Challenge:
Write out each line in which the string "with" is present.

Raw data:

■ ■ ■ ■ ■ ■ ■

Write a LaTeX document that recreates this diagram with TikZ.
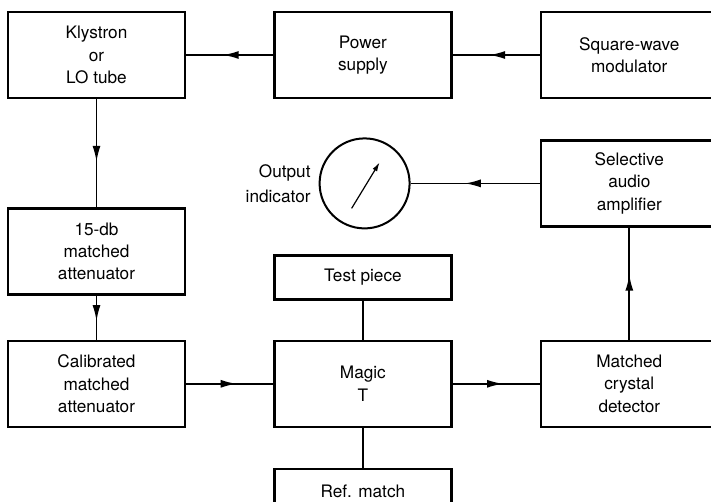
\documentclass[tikz,border=0pt]{standalone}
\usepackage{fontspec}
\setsansfont{TeX Gyre Heros}
\usepackage{tikz}
\usetikzlibrary{arrows.meta,positioning,calc,decorations.markings}

\begin{document}
\begin{tikzpicture}[
  x=0.5pt, y=-0.5pt,
  block/.style={
    draw,
    line width=1.2pt,
    minimum width=88.5pt,
    minimum height=43pt,
    align=center,
    font=\sffamily\fontsize{8.6}{11.2}\selectfont
  },
  thinblock/.style={block,minimum height=22pt},
  link/.style={line width=0.85pt},
  arrow/.style={link,postaction={decorate},
    decoration={markings,mark=at position 0.58 with {\arrow{Latex[length=8pt,width=4pt]}}}}
]
\clip (0,0) rectangle (711,502);
\node[block] (klystron) at (96.5,55) {Klystron\\or\\LO tube};
\node[block,right=43.5pt of klystron] (power) {Power\\supply};
\node[block,right=43.5pt of power] (modulator) {Square-wave\\modulator};
\node[block,below=54pt of klystron] (atten) {15-db\\matched\\attenuator};
\node[block,below=22pt of atten] (calib) {Calibrated\\matched\\attenuator};
\node[block,right=43.5pt of calib] (magic) {Magic\\T};
\node[thinblock,above=19.5pt of magic] (test) {Test piece};
\node[thinblock,below=20pt of magic] (refmatch) {Ref. match};
\node[block,right=43.5pt of magic] (detector) {Matched\\crystal\\detector};
\node[block,above=56pt of detector] (amplifier) {Selective\\audio\\amplifier};
\node[draw,circle,line width=1pt,minimum size=45pt,left=64.5pt of amplifier] (meter) {};
\node[left=0.5pt of meter,align=right,font=\sffamily\fontsize{8.6}{12.5}\selectfont] (meterlabel) {Output\\indicator};
\draw[line width=0.6pt,-{Latex[length=4.5pt,width=2.6pt]}]
  ($(meter.center)+(-13,25)$) -- ($(meter.center)+(15,-21)$);
% signal path
\draw[arrow] (modulator) -- (power);
\draw[arrow] (power) -- (klystron);
\draw[arrow] (klystron) -- (atten);
\draw[arrow] (atten) -- (calib);
\draw[arrow] (calib) -- (magic);
\draw[arrow] (magic) -- (detector);
\draw[arrow] (detector) -- (amplifier);
\draw[arrow] (amplifier) -- (meter);
\draw[link] (test) -- (magic);
\draw[link] (magic) -- (refmatch);
\end{tikzpicture}
\end{document}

■ ■ ■ ■ ■ ■ ■

The reply:
Write a LaTeX document that recreates this diagram with TikZ.
    decoration={markings,mark=at position 0.58 with {\arrow{Latex[length=8pt,width=4pt]}}}}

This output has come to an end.